Fortunately, the drop in oil prices is seasonal and the sector should turn around over the next couple of weeks and be supportive for the next several months.
I started this commentary explaining how the broader indexes/ETFs are all behaving identically. I think this is relevant given the volatility in the various sectors. Overall, the market is maintaining a bid and there does not appear to be any move by investors to close positions or even buy insurance with options.
The volatility index is near three years lows and averaging levels not seen since the financial crisis.
It would appear on the surface that the market has a solid base of bullish investor sentiment even though the AAII Sentiment Survey showed a sharp move towards the bearish camp last week.
We have gone through multiple periods of distribution and the market keeps moving higher. We saw several days of negativity last week and yet the indexes are still within spitting distance of their record highs. There is nothing pointing to an impending decline.

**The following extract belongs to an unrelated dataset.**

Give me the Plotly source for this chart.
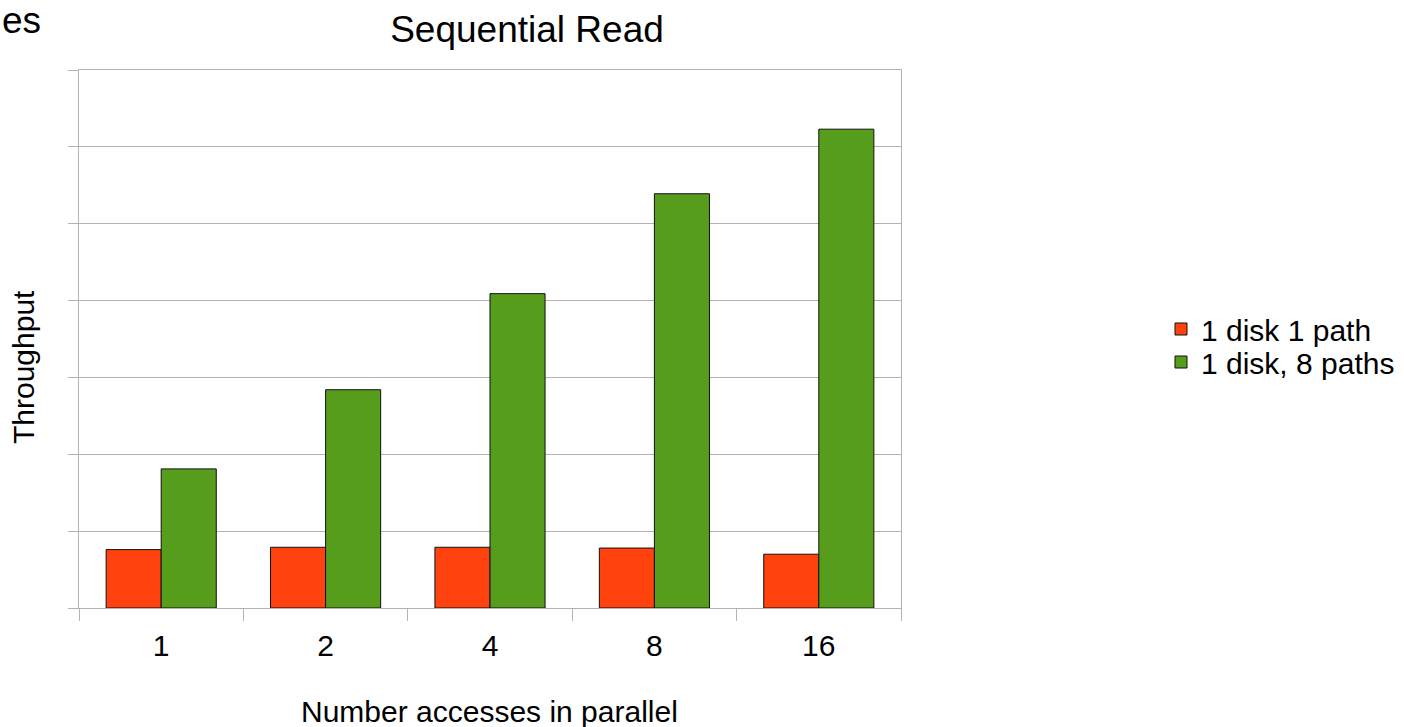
import plotly.graph_objects as go

categories = ["1", "2", "4", "8", "16"]
series_names = ["1 disk 1 path", "1 disk, 8 paths"]
one_path = [0.76, 0.79, 0.79, 0.78, 0.70]
eight_paths = [1.81, 2.84, 4.09, 5.39, 6.23]
colors = ["#FF420E", "#579D1C"]

W, H = 1404, 727
L, R, T, B = 79, 901, 70, 608
FONT = "Liberation Sans, Arial, sans-serif"

def px_x(p):
    return (p - L) / (R - L)

def px_y(p):
    return (B - p) / (B - T)

fig = go.Figure()
legend_ids = ["legend", "legend2"]
for name, vals, col, lg in zip(series_names, [one_path, eight_paths], colors, legend_ids):
    fig.add_trace(go.Bar(
        x=categories, y=vals, name=name, legend=lg,
        marker=dict(color=col, line=dict(color="#111111", width=1)),
    ))

legend_common = dict(xanchor="left", yanchor="middle", bgcolor="rgba(0,0,0,0)",
                     font=dict(size=30, family=FONT), itemwidth=30)

fig.update_layout(
    width=W, height=H,
    margin=dict(l=L, r=W - R, t=T, b=H - B, autoexpand=False),
    paper_bgcolor="white", plot_bgcolor="white",
    font=dict(family=FONT, color="black"),
    barmode="group", bargap=0.33, bargroupgap=0,
    showlegend=True,
    legend=dict(x=px_x(1161), y=px_y(329), **legend_common),
    legend2=dict(x=px_x(1161), y=px_y(362), **legend_common),
    title=dict(text="Sequential Read", x=527 / W, xref="container", xanchor="center",
               y=1 - 29 / H, yref="container", yanchor="middle",
               font=dict(size=37, family=FONT)),
    xaxis=dict(type="category", tickson="boundaries", ticks="outside", ticklen=12,
               tickcolor="#b3b3b3", tickwidth=1, ticklabelstandoff=11,
               showline=True, linecolor="#b3b3b3", linewidth=1, mirror=True,
               showgrid=False, tickfont=dict(size=30, family=FONT), automargin=False),
    yaxis=dict(range=[0, 7], dtick=1, tick0=0, ticks="outside", ticklen=10,
               tickcolor="#b3b3b3", tickwidth=1, showticklabels=False,
               showline=True, linecolor="#b3b3b3", linewidth=1, mirror=True,
               showgrid=True, gridcolor="#b3b3b3", gridwidth=1, zeroline=False,
               automargin=False),
    annotations=[
        dict(text="Number accesses in parallel", xref="paper", yref="paper",
             x=px_x(489), y=px_y(711), xanchor="center", yanchor="middle",
             showarrow=False, font=dict(size=30, family=FONT)),
        dict(text="Throughput", xref="paper", yref="paper",
             x=px_x(24), y=px_y(367), xanchor="center", yanchor="middle",
             textangle=-90, showarrow=False, font=dict(size=30, family=FONT)),
        dict(text="es", xref="paper", yref="paper",
             x=px_x(0), y=px_y(20), xanchor="left", yanchor="middle",
             showarrow=False, font=dict(size=37, family=FONT)),
    ],
)

fig.write_html(
    "out.html",
    config={"displayModeBar": False},
    post_script="document.body.style.margin='0';document.body.style.overflow='hidden';",
)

That does not mean a dip will not appear, only that there are no signs. The convergence of multiple, potentially market moving events, next week could be just a wall of worry for the bulls to climb. However, there are still pitfalls ahead. If the market decides the changes to the tax code are going to be pushed well into the future, Citigroup believes we could see a 10% to 15% correction.
Despite the concerns spelled out above, I believe investors should remain long until the trend actually changes. The minor declines from last week are just noise as was the minor rebound on Friday When you have an index at 20,800 posting gains and losses of 2-3 points a day, this is consolidation rather than preparations for a decline. That could change in a heartbeat if one of those coming events produced an unexpected surprise but until then, the trend is our friend.
Enter passively and exit aggressively!